Can you return the records below exactly as they stand, but only from the first line through the one with "APA. s. 11-27.</text>"?
#####
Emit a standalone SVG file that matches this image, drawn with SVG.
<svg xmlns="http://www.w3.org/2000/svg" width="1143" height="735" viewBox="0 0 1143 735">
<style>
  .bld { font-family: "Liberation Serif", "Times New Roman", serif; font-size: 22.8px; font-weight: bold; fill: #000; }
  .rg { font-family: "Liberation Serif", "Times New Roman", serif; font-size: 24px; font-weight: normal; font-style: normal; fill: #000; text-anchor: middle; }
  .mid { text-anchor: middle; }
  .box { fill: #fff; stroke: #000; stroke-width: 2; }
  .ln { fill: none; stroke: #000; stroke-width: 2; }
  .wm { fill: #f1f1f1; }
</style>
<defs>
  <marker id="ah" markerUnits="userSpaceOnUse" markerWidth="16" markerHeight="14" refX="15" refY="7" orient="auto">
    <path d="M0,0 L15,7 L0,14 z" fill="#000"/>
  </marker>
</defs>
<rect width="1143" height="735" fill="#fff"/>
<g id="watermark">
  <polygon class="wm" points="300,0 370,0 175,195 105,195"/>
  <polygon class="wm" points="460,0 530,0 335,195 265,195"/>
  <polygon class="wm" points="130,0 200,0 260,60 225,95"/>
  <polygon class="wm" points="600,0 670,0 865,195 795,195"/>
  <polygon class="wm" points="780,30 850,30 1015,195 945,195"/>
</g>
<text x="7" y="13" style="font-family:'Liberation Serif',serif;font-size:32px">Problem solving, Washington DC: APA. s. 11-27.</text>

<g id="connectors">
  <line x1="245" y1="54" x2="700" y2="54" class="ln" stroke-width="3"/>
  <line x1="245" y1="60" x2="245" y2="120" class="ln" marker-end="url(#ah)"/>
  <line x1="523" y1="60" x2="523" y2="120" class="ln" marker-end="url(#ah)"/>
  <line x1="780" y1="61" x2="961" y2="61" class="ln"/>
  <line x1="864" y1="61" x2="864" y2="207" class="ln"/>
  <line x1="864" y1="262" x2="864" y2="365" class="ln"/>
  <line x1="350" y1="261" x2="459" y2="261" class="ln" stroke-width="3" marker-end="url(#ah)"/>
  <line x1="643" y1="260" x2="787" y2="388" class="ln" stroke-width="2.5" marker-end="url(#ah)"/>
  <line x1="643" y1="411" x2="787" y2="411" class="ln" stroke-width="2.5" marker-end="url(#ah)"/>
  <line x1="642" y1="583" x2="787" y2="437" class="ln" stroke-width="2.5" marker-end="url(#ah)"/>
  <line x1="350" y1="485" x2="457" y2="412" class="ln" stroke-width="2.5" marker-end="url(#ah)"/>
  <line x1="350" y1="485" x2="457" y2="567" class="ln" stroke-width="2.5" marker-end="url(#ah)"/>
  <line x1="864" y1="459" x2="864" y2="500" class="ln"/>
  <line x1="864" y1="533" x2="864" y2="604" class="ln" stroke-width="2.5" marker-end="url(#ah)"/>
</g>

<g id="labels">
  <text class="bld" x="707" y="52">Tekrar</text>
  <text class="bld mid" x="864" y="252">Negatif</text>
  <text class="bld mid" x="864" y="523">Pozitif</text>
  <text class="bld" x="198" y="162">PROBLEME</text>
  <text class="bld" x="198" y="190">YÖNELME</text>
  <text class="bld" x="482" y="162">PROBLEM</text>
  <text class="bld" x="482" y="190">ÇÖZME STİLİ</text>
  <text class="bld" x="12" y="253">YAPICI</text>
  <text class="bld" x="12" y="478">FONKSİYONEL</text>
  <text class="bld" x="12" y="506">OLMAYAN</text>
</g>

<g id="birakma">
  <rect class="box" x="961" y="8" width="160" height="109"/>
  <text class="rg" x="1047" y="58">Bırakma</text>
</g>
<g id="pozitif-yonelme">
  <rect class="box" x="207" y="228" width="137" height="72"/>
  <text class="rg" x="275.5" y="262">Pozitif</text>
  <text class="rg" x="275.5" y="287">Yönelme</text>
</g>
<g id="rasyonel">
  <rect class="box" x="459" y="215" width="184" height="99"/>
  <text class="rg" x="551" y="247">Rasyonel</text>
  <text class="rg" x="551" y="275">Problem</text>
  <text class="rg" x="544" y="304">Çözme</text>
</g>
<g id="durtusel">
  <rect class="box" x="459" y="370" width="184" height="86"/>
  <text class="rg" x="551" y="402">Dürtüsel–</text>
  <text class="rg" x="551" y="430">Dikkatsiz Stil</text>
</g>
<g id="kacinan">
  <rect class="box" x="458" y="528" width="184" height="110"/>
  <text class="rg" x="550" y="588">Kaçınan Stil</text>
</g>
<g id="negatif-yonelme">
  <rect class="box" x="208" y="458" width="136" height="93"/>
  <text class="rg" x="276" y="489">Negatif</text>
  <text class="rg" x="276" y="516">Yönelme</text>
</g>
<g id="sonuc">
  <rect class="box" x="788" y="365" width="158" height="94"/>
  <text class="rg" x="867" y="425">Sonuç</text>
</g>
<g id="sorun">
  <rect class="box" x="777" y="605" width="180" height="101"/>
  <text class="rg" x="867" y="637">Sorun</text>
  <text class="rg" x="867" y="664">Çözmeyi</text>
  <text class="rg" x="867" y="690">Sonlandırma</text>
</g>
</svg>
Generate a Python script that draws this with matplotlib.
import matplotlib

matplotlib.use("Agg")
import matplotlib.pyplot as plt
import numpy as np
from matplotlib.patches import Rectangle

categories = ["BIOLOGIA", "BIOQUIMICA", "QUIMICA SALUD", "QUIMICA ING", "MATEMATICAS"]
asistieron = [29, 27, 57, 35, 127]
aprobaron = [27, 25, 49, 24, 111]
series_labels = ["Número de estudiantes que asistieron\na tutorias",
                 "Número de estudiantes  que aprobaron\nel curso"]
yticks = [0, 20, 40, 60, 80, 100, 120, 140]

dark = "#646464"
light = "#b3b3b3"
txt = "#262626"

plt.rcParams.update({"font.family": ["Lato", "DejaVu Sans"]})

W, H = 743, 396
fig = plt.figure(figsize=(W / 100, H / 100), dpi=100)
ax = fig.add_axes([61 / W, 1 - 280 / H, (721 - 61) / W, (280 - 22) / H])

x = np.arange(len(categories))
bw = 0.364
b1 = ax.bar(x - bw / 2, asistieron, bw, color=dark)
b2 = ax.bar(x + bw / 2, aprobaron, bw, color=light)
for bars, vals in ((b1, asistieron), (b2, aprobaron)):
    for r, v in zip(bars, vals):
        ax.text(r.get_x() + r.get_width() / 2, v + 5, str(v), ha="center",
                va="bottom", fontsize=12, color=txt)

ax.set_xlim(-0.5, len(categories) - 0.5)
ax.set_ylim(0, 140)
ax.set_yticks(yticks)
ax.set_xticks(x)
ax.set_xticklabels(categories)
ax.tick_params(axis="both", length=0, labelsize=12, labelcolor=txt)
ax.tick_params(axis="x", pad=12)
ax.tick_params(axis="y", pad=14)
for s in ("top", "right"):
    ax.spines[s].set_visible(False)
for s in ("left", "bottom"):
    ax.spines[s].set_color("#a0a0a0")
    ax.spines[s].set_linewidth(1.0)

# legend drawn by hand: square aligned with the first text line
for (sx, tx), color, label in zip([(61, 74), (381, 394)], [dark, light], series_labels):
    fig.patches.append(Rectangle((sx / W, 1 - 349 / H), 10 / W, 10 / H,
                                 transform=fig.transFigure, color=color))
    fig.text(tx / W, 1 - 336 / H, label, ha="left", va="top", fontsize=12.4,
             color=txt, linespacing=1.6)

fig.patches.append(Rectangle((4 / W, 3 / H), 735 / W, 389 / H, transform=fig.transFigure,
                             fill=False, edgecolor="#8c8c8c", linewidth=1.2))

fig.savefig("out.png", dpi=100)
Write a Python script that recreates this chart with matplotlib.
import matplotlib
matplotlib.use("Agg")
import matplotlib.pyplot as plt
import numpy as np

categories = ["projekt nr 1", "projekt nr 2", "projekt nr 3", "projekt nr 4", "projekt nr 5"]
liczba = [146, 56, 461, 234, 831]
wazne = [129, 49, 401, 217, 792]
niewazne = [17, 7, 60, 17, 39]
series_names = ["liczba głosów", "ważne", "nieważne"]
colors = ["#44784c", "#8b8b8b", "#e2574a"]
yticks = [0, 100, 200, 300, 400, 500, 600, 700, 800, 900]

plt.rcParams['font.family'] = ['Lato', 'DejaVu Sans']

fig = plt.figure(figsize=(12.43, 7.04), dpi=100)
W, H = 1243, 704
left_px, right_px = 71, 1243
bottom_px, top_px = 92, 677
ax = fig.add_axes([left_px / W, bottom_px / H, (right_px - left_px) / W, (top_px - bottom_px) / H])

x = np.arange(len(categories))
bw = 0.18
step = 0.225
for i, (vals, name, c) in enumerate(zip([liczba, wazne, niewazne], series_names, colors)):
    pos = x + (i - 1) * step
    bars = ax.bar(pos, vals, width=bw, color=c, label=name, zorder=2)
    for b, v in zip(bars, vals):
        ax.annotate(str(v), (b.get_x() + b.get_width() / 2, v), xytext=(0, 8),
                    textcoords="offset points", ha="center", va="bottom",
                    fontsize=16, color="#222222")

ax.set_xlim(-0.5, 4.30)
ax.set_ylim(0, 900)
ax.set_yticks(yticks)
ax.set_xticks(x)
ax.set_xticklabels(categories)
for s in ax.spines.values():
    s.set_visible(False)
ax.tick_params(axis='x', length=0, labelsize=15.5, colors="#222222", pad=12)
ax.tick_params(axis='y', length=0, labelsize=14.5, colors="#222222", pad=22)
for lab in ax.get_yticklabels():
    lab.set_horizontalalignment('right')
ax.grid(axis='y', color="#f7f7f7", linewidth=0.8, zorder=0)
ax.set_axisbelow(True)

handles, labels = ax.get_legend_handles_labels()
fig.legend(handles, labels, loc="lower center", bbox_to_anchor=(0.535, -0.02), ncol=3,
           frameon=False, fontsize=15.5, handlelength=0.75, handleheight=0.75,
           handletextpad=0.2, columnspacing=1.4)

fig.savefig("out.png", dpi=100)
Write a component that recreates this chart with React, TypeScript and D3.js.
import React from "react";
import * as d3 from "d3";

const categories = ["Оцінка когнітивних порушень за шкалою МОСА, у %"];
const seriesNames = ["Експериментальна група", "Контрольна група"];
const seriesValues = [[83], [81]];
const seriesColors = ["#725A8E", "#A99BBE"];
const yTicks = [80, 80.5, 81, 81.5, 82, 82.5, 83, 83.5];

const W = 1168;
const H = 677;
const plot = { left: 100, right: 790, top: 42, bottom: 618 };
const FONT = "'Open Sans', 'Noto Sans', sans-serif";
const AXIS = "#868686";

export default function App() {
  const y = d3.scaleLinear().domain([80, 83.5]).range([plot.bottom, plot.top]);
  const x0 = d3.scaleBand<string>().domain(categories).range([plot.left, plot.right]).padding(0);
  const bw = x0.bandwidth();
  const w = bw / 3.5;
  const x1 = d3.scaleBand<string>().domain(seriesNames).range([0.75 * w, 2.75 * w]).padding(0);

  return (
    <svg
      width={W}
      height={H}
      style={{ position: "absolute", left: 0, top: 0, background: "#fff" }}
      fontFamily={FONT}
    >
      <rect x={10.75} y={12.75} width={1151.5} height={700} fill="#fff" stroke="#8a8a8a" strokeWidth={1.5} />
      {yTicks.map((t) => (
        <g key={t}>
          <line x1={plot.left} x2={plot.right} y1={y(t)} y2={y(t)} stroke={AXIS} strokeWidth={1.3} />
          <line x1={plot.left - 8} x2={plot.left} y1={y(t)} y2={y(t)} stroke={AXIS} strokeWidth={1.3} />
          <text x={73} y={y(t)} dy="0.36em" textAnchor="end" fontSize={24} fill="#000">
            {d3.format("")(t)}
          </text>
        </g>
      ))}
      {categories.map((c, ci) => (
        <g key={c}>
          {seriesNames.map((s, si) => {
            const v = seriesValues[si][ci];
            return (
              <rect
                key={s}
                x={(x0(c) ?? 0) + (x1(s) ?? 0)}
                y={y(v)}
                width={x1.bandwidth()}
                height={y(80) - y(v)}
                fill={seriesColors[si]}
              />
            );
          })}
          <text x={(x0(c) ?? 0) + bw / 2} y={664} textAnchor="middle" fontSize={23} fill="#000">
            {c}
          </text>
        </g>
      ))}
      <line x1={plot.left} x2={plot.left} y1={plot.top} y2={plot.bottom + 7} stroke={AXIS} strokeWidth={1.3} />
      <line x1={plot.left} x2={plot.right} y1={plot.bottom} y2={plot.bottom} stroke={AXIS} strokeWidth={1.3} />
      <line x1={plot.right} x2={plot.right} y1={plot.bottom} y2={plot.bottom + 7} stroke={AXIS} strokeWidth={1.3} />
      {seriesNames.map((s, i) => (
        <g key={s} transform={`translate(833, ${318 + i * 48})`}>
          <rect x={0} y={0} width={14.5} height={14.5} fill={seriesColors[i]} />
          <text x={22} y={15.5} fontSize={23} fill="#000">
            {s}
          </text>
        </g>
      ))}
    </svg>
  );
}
#####
> RESULT OF THIS EXERCISE:
Emit a standalone SVG file that matches this image, drawn with SVG.
<svg xmlns="http://www.w3.org/2000/svg" width="1143" height="735" viewBox="0 0 1143 735">
<style>
  .bld { font-family: "Liberation Serif", "Times New Roman", serif; font-size: 22.8px; font-weight: bold; fill: #000; }
  .rg { font-family: "Liberation Serif", "Times New Roman", serif; font-size: 24px; font-weight: normal; font-style: normal; fill: #000; text-anchor: middle; }
  .mid { text-anchor: middle; }
  .box { fill: #fff; stroke: #000; stroke-width: 2; }
  .ln { fill: none; stroke: #000; stroke-width: 2; }
  .wm { fill: #f1f1f1; }
</style>
<defs>
  <marker id="ah" markerUnits="userSpaceOnUse" markerWidth="16" markerHeight="14" refX="15" refY="7" orient="auto">
    <path d="M0,0 L15,7 L0,14 z" fill="#000"/>
  </marker>
</defs>
<rect width="1143" height="735" fill="#fff"/>
<g id="watermark">
  <polygon class="wm" points="300,0 370,0 175,195 105,195"/>
  <polygon class="wm" points="460,0 530,0 335,195 265,195"/>
  <polygon class="wm" points="130,0 200,0 260,60 225,95"/>
  <polygon class="wm" points="600,0 670,0 865,195 795,195"/>
  <polygon class="wm" points="780,30 850,30 1015,195 945,195"/>
</g>
<text x="7" y="13" style="font-family:'Liberation Serif',serif;font-size:32px">Problem solving, Washington DC: APA. s. 11-27.</text>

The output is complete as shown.